What you return should match every record exactly, with the images removed.

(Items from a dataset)
- - - - -

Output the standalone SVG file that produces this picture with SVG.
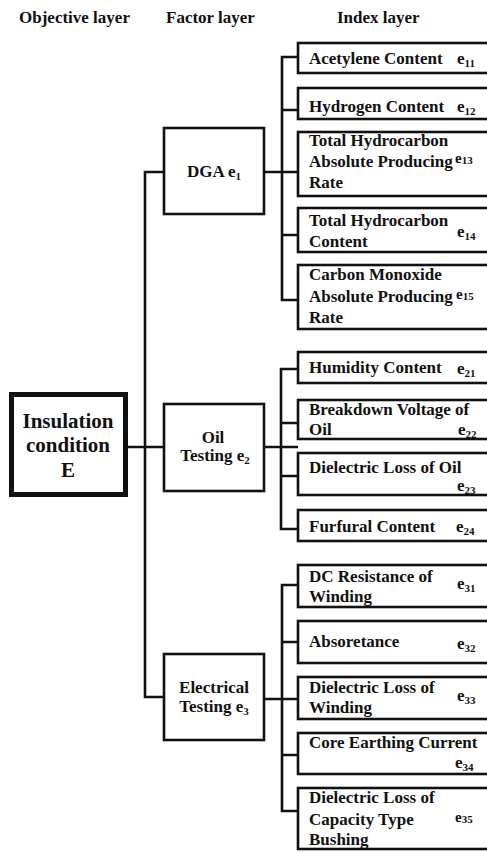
<svg xmlns="http://www.w3.org/2000/svg" width="487" height="852" viewBox="0 0 487 852">
<style>
.hd,.idx,.fac,.obj,.sm{font-family:"Liberation Serif","Times New Roman",serif;font-weight:bold;fill:#111}
.hd{font-size:17px}
.idx{font-size:17px}
.fac{font-size:17px;text-anchor:middle}
.obj{font-size:21px;text-anchor:middle}
.sub{font-size:11px}
.sm{font-size:15px}
.box{fill:#fff;stroke:#111;stroke-width:2.6}
.mainbox{fill:#fff;stroke:#111;stroke-width:5}
.conn{fill:none;stroke:#111;stroke-width:2.6}
</style>
<rect width="487" height="852" fill="#fff"/>
<g id="headers" font-family="Liberation Serif, Times New Roman, serif">
<text class="hd" x="19" y="23">Objective layer</text>
<text class="hd" x="166" y="23">Factor layer</text>
<text class="hd" x="337" y="23">Index layer</text>
</g>
<g id="connectors">
<path class="conn" d="M164,172H145V697H164M128,447H164"/>
<path class="conn" d="M264,172H298M298,57H282V300H298M282,110H298M282,235H298"/>
<path class="conn" d="M264,447H298M298,369H281V529H298M281,423H298M281,476H298"/>
<path class="conn" d="M264,699H298M298,585H282V811H298M282,642H298M282,755H298"/>
</g>
<g font-family="Liberation Serif, Times New Roman, serif">
<g id="E">
<rect class="mainbox" x="11.5" y="394.5" width="114" height="100"/>
<text class="obj" x="68" y="428">Insulation</text>
<text class="obj" x="68" y="452">condition</text>
<text class="obj" x="68" y="477">E</text>
</g>
<g id="e1">
<rect class="box" x="164" y="128" width="100" height="86"/>
<text class="fac" x="214" y="177">DGA e<tspan class="sub" dy="3">1</tspan></text>
</g>
<g id="e2">
<rect class="box" x="164" y="404" width="100" height="87"/>
<text class="fac" x="213" y="443">Oil</text>
<text class="fac" x="215" y="461">Testing e<tspan class="sub" dy="3">2</tspan></text>
</g>
<g id="e3">
<rect class="box" x="164" y="654" width="100" height="86"/>
<text class="fac" x="214" y="693">Electrical</text>
<text class="fac" x="214" y="712">Testing e<tspan class="sub" dy="3">3</tspan></text>
</g>
<g id="e11">
<rect class="box" x="298" y="43" width="200" height="30"/>
<text class="idx" x="309" y="64">Acetylene Content</text>
<text class="idx" x="457" y="64">e<tspan class="sub" dy="3">11</tspan></text>
</g>
<g id="e12">
<rect class="box" x="298" y="88" width="200" height="31"/>
<text class="idx" x="309" y="112">Hydrogen Content</text>
<text class="idx" x="457" y="112">e<tspan class="sub" dy="3">12</tspan></text>
</g>
<g id="e13">
<rect class="box" x="298" y="132" width="200" height="64"/>
<text class="idx" x="309" y="146">Total Hydrocarbon</text>
<text class="idx" x="309" y="167">Absolute Producing</text>
<text class="idx" x="309" y="188">Rate</text>
<text class="sm" x="455" y="163">e<tspan class="sub" dy="1">13</tspan></text>
</g>
<g id="e14">
<rect class="box" x="298" y="208" width="200" height="44"/>
<text class="idx" x="309" y="226">Total Hydrocarbon</text>
<text class="idx" x="309" y="247">Content</text>
<text class="idx" x="457" y="237">e<tspan class="sub" dy="3">14</tspan></text>
</g>
<g id="e15">
<rect class="box" x="298" y="265" width="200" height="64"/>
<text class="idx" x="309" y="280">Carbon Monoxide</text>
<text class="idx" x="309" y="302">Absolute Producing</text>
<text class="idx" x="309" y="323">Rate</text>
<text class="sm" x="456" y="299">e<tspan class="sub" dy="1">15</tspan></text>
</g>
<g id="e21">
<rect class="box" x="298" y="352" width="200" height="31"/>
<text class="idx" x="309" y="373">Humidity Content</text>
<text class="idx" x="457" y="374">e<tspan class="sub" dy="3">21</tspan></text>
</g>
<g id="e22">
<rect class="box" x="298" y="400" width="200" height="39"/>
<text class="idx" x="309" y="415">Breakdown Voltage of</text>
<text class="idx" x="309" y="435">Oil</text>
<text class="idx" x="458" y="435">e<tspan class="sub" dy="3">22</tspan></text>
</g>
<g id="e23">
<rect class="box" x="298" y="453" width="200" height="42"/>
<text class="idx" x="309" y="473">Dielectric Loss of Oil</text>
<text class="idx" x="457" y="491">e<tspan class="sub" dy="3">23</tspan></text>
</g>
<g id="e24">
<rect class="box" x="298" y="510" width="200" height="31"/>
<text class="idx" x="309" y="532">Furfural Content</text>
<text class="idx" x="456" y="532">e<tspan class="sub" dy="3">24</tspan></text>
</g>
<g id="e31">
<rect class="box" x="298" y="565" width="200" height="42"/>
<text class="idx" x="309" y="582">DC Resistance of</text>
<text class="idx" x="309" y="602">Winding</text>
<text class="idx" x="457" y="589">e<tspan class="sub" dy="3">31</tspan></text>
</g>
<g id="e32">
<rect class="box" x="298" y="621" width="200" height="42"/>
<text class="idx" x="309" y="647">Absoretance</text>
<text class="idx" x="457" y="649">e<tspan class="sub" dy="3">32</tspan></text>
</g>
<g id="e33">
<rect class="box" x="298" y="677" width="200" height="42"/>
<text class="idx" x="309" y="693">Dielectric Loss of</text>
<text class="idx" x="309" y="713">Winding</text>
<text class="idx" x="457" y="701">e<tspan class="sub" dy="3">33</tspan></text>
</g>
<g id="e34">
<rect class="box" x="298" y="733" width="200" height="41"/>
<text class="idx" x="309" y="748">Core Earthing Current</text>
<text class="idx" x="455" y="768">e<tspan class="sub" dy="3">34</tspan></text>
</g>
<g id="e35">
<rect class="box" x="298" y="788" width="200" height="61"/>
<text class="idx" x="309" y="803">Dielectric Loss of</text>
<text class="idx" x="309" y="825">Capacity Type</text>
<text class="idx" x="309" y="845">Bushing</text>
<text class="sm" x="455" y="822">e<tspan class="sub" dy="1">35</tspan></text>
</g>
</g>
</svg>
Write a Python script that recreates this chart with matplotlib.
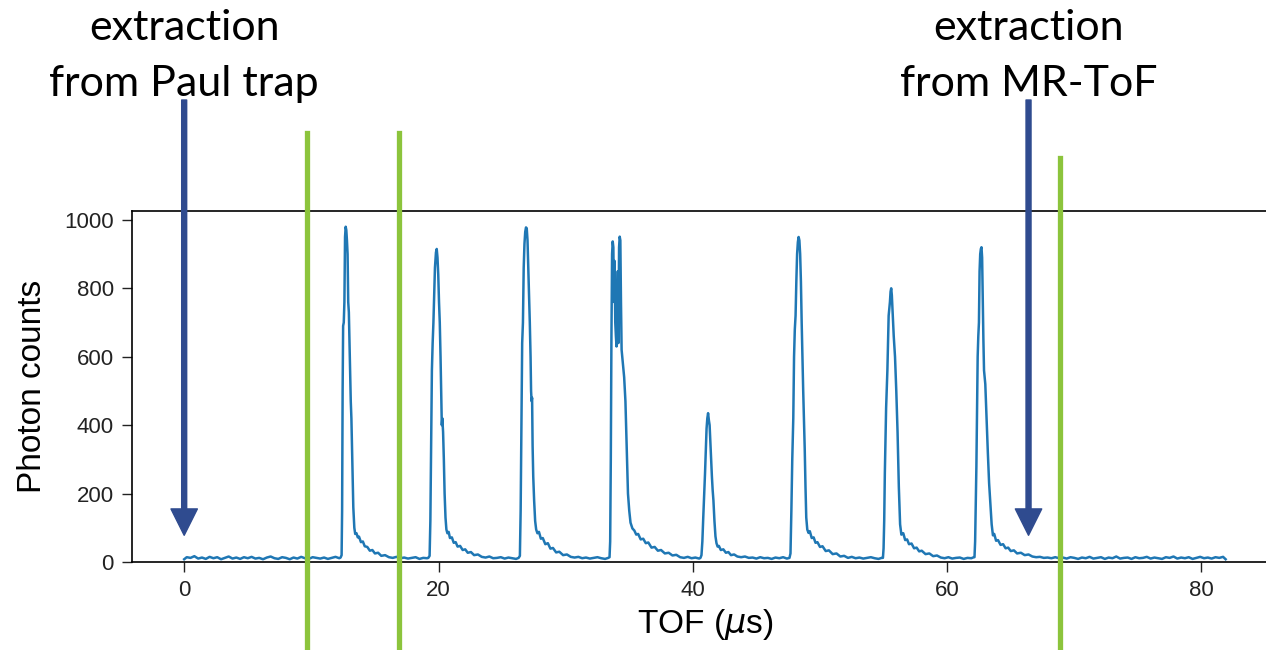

- - - - -

(Finished answer)
Output the standalone SVG file that produces this picture with SVG.
<svg xmlns="http://www.w3.org/2000/svg" width="487" height="852" viewBox="0 0 487 852">
<style>
.hd,.idx,.fac,.obj,.sm{font-family:"Liberation Serif","Times New Roman",serif;font-weight:bold;fill:#111}
.hd{font-size:17px}
.idx{font-size:17px}
.fac{font-size:17px;text-anchor:middle}
.obj{font-size:21px;text-anchor:middle}
.sub{font-size:11px}
.sm{font-size:15px}
.box{fill:#fff;stroke:#111;stroke-width:2.6}
.mainbox{fill:#fff;stroke:#111;stroke-width:5}
.conn{fill:none;stroke:#111;stroke-width:2.6}
</style>
<rect width="487" height="852" fill="#fff"/>
<g id="headers" font-family="Liberation Serif, Times New Roman, serif">
<text class="hd" x="19" y="23">Objective layer</text>
<text class="hd" x="166" y="23">Factor layer</text>
<text class="hd" x="337" y="23">Index layer</text>
</g>
<g id="connectors">
<path class="conn" d="M164,172H145V697H164M128,447H164"/>
<path class="conn" d="M264,172H298M298,57H282V300H298M282,110H298M282,235H298"/>
<path class="conn" d="M264,447H298M298,369H281V529H298M281,423H298M281,476H298"/>
<path class="conn" d="M264,699H298M298,585H282V811H298M282,642H298M282,755H298"/>
</g>
<g font-family="Liberation Serif, Times New Roman, serif">
<g id="E">
<rect class="mainbox" x="11.5" y="394.5" width="114" height="100"/>
<text class="obj" x="68" y="428">Insulation</text>
<text class="obj" x="68" y="452">condition</text>
<text class="obj" x="68" y="477">E</text>
</g>
<g id="e1">
<rect class="box" x="164" y="128" width="100" height="86"/>
<text class="fac" x="214" y="177">DGA e<tspan class="sub" dy="3">1</tspan></text>
</g>
<g id="e2">
<rect class="box" x="164" y="404" width="100" height="87"/>
<text class="fac" x="213" y="443">Oil</text>
<text class="fac" x="215" y="461">Testing e<tspan class="sub" dy="3">2</tspan></text>
</g>
<g id="e3">
<rect class="box" x="164" y="654" width="100" height="86"/>
<text class="fac" x="214" y="693">Electrical</text>
<text class="fac" x="214" y="712">Testing e<tspan class="sub" dy="3">3</tspan></text>
</g>
<g id="e11">
<rect class="box" x="298" y="43" width="200" height="30"/>
<text class="idx" x="309" y="64">Acetylene Content</text>
<text class="idx" x="457" y="64">e<tspan class="sub" dy="3">11</tspan></text>
</g>
<g id="e12">
<rect class="box" x="298" y="88" width="200" height="31"/>
<text class="idx" x="309" y="112">Hydrogen Content</text>
<text class="idx" x="457" y="112">e<tspan class="sub" dy="3">12</tspan></text>
</g>
<g id="e13">
<rect class="box" x="298" y="132" width="200" height="64"/>
<text class="idx" x="309" y="146">Total Hydrocarbon</text>
<text class="idx" x="309" y="167">Absolute Producing</text>
<text class="idx" x="309" y="188">Rate</text>
<text class="sm" x="455" y="163">e<tspan class="sub" dy="1">13</tspan></text>
</g>
<g id="e14">
<rect class="box" x="298" y="208" width="200" height="44"/>
<text class="idx" x="309" y="226">Total Hydrocarbon</text>
<text class="idx" x="309" y="247">Content</text>
<text class="idx" x="457" y="237">e<tspan class="sub" dy="3">14</tspan></text>
</g>
<g id="e15">
<rect class="box" x="298" y="265" width="200" height="64"/>
<text class="idx" x="309" y="280">Carbon Monoxide</text>
<text class="idx" x="309" y="302">Absolute Producing</text>
<text class="idx" x="309" y="323">Rate</text>
<text class="sm" x="456" y="299">e<tspan class="sub" dy="1">15</tspan></text>
</g>
<g id="e21">
<rect class="box" x="298" y="352" width="200" height="31"/>
<text class="idx" x="309" y="373">Humidity Content</text>
<text class="idx" x="457" y="374">e<tspan class="sub" dy="3">21</tspan></text>
</g>
<g id="e22">
<rect class="box" x="298" y="400" width="200" height="39"/>
<text class="idx" x="309" y="415">Breakdown Voltage of</text>
<text class="idx" x="309" y="435">Oil</text>
<text class="idx" x="458" y="435">e<tspan class="sub" dy="3">22</tspan></text>
</g>
<g id="e23">
<rect class="box" x="298" y="453" width="200" height="42"/>
<text class="idx" x="309" y="473">Dielectric Loss of Oil</text>
<text class="idx" x="457" y="491">e<tspan class="sub" dy="3">23</tspan></text>
</g>
<g id="e24">
<rect class="box" x="298" y="510" width="200" height="31"/>
<text class="idx" x="309" y="532">Furfural Content</text>
<text class="idx" x="456" y="532">e<tspan class="sub" dy="3">24</tspan></text>
</g>
<g id="e31">
<rect class="box" x="298" y="565" width="200" height="42"/>
<text class="idx" x="309" y="582">DC Resistance of</text>
<text class="idx" x="309" y="602">Winding</text>
<text class="idx" x="457" y="589">e<tspan class="sub" dy="3">31</tspan></text>
</g>
<g id="e32">
<rect class="box" x="298" y="621" width="200" height="42"/>
<text class="idx" x="309" y="647">Absoretance</text>
<text class="idx" x="457" y="649">e<tspan class="sub" dy="3">32</tspan></text>
</g>
<g id="e33">
<rect class="box" x="298" y="677" width="200" height="42"/>
<text class="idx" x="309" y="693">Dielectric Loss of</text>
<text class="idx" x="309" y="713">Winding</text>
<text class="idx" x="457" y="701">e<tspan class="sub" dy="3">33</tspan></text>
</g>
<g id="e34">
<rect class="box" x="298" y="733" width="200" height="41"/>
<text class="idx" x="309" y="748">Core Earthing Current</text>
<text class="idx" x="455" y="768">e<tspan class="sub" dy="3">34</tspan></text>
</g>
<g id="e35">
<rect class="box" x="298" y="788" width="200" height="61"/>
<text class="idx" x="309" y="803">Dielectric Loss of</text>
<text class="idx" x="309" y="825">Capacity Type</text>
<text class="idx" x="309" y="845">Bushing</text>
<text class="sm" x="455" y="822">e<tspan class="sub" dy="1">35</tspan></text>
</g>
</g>
</svg>
Write a Python script that recreates this chart with matplotlib.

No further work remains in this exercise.